Carter isn’t your typical top recruit.
He received a limited amount of playing time last year, often finding himself frustrated at the end of the Gaels’ bench, and for some games, not getting a chance to play. When he did play, he averaged just four points and two rebounds per game.
“Everyone kept telling me that my time would come and to be patient,” Carter said. “But it was still tough sitting and waiting. I wanted to be out there helping the team.”
Carter’s rise from reserve to star player can be credited to his effort in the offseason. He was constantly in the gym working on his skills and strength, played a rigorous schedule with his summer team and joined the Gaels’ volleyball squad to help his jumping ability. Additionally, he grew more than an inch and added about 15 pounds of bulk to his lanky 205-pound frame.
A middle blocker in volleyball, Carter said the leg strength and jumping repetition from three months on the court helps make those basketball dunks more routine. He led the volleyball team in blocks.
“It definitely helped (my jumping). It’s way easier to dunk now,” Carter said.
Carter’s recruiting stock began skyrocketing in the summer while playing for the Las Vegas Lakers AAU team, which is coached by his father, Mike Carter.
Carter has been offered scholarships by BYU, New Mexico, UNR, Santa Clara, San Francisco, Cal-State Irvine, Portland and St. Louis. He is being actively recruited by UNLV, USC, UCLA and Arizona State.
“He started working out last April and hasn’t stopped since then,” Gorman coach Grant Rice said. “He worked out with us and worked out with his dad. He’s just put in the time to get bigger and better.”
Gorman’s four players on the Super Seven team — Carter, forward Rosco Allen, shooting guard Shabazz Muhammad and post player Ronnie Stanley — have major Division I offers. Muhammad is one of the top recruits nationally for the class of 2012, while Stanley is a highly sought after offensive lineman in football.
They bring athleticism, experience and an expectation of winning to a Gorman team that is widely favored to win a third consecutive state championship. They could have had a bigger role last winter.
Last year, when Gorman’s starting lineup was dominated by seniors, the foursome of then-sophomores often won practice scrimmages between the first and second teams.

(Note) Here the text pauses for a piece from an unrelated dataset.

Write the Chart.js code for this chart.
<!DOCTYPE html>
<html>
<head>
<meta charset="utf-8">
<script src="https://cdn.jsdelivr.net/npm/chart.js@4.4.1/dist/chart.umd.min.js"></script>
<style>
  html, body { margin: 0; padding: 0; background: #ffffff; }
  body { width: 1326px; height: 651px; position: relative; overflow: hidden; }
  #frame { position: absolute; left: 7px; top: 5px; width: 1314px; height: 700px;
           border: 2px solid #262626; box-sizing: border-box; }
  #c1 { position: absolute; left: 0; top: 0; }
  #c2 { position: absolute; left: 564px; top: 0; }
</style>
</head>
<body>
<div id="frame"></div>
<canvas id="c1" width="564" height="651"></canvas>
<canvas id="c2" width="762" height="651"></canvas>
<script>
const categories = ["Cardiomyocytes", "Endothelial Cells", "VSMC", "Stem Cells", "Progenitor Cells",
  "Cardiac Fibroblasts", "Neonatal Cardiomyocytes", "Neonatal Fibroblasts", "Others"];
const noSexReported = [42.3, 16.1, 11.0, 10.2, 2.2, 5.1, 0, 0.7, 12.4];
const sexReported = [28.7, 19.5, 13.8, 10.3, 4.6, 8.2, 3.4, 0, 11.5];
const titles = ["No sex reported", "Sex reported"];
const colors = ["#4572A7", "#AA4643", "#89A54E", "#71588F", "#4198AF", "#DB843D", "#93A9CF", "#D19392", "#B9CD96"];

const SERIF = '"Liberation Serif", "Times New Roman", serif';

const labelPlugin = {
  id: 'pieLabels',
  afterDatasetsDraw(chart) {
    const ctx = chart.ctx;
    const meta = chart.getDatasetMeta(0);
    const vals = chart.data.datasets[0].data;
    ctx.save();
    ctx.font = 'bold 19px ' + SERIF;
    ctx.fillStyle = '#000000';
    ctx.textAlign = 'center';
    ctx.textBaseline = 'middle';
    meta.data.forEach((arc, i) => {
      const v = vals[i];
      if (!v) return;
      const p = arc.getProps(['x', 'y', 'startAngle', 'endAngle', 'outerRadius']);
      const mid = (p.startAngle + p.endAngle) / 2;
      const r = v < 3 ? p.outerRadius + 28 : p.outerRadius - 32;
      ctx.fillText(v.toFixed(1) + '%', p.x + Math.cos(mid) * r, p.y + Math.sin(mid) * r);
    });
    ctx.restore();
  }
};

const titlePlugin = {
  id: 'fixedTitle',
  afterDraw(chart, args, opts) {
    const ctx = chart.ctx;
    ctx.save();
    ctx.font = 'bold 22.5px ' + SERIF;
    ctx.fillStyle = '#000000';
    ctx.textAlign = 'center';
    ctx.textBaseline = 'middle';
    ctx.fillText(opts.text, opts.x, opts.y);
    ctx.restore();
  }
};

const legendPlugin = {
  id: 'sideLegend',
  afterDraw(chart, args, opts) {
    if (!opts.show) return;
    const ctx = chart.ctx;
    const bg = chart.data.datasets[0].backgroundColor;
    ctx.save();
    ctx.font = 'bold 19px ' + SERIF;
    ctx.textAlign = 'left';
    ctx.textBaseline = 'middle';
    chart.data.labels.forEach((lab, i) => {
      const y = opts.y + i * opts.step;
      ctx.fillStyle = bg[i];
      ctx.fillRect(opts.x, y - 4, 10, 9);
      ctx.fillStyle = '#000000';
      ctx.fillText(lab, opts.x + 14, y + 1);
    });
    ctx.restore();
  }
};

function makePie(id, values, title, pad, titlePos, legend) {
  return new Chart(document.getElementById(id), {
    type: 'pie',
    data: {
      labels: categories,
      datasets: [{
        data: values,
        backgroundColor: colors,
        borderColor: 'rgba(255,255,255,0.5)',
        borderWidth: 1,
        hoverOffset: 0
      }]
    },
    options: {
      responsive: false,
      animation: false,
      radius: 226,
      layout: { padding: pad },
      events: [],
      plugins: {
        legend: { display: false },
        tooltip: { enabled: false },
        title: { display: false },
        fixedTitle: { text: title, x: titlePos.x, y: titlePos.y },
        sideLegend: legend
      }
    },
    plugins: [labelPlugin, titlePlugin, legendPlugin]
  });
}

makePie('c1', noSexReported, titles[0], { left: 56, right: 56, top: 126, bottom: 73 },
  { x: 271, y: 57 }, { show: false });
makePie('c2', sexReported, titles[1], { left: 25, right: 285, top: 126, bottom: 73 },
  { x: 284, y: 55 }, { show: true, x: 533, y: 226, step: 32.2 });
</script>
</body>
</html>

“I remembering saying to myself, ‘Uh-oh, what do I do now?’ ” Rice said after Carter and a group of underclassman beat the starters in practice scrimmages. “I had to meet with those (reserves) a lot and tell them (their lack of playing time) was nothing they were doing wrong.”
Quick look at the Sun’s Super Seven
Rosco Allen, Bishop Gorman
The 6-foot-7, 205-pound Allen, who is a four-star recruit out of five stars by Rivals.com, is rated by the site as the nation’s fourth-ranked small forward for the class of 2012. He has double-digit scholarship offers, including ones from UNLV, Arizona and Oregon.
Ben Carter, Bishop Gorman
Carter has transformed into one of the city’s top college prospects, going from talented and unproven to heavily recruited.
Aaseem Dixon, Centennial
The 6-foot senior guard averaged 14 points and five assists last year and earned respect in local basketball circles with solid performances during spring and summer leagues.
Shabazz Muhammad, Bishop Gorman
Rivals.com ranks the 6-foot-5, 190-pound Muhammad as the nation’s third overall prospect for the class of 2012 and the No. 1 rated shooting guard. He has 16 scholarship offers, from the likes of Kansas and North Carolina. He averaged 19.5 points and 10 rebounds per game last year.
Viko Noma’aea, Sierra Vista
Noma’aea, a senior point guard, plays much taller than his 6-foot frame, averaging 28 points, five rebounds and five assists per game last year.
Ronnie Stanley, Bishop Gorman
The 6-foot-7, 285-pound junior, who stars on the football team and is a top offensive line recruit, is also a valuable part of the basketball team and arguably the top post player in town. His 14 points off the bench in the state semifinals last year helped Gorman avoid being upset by Bishop Manogue.
The 6-foot-2, 180-pound Michael Thompson signed with Boise State in November. He averaged 19 points, five assists and six rebounds per game last year as a junior to lead Canyon Springs to the Sunrise Regional title.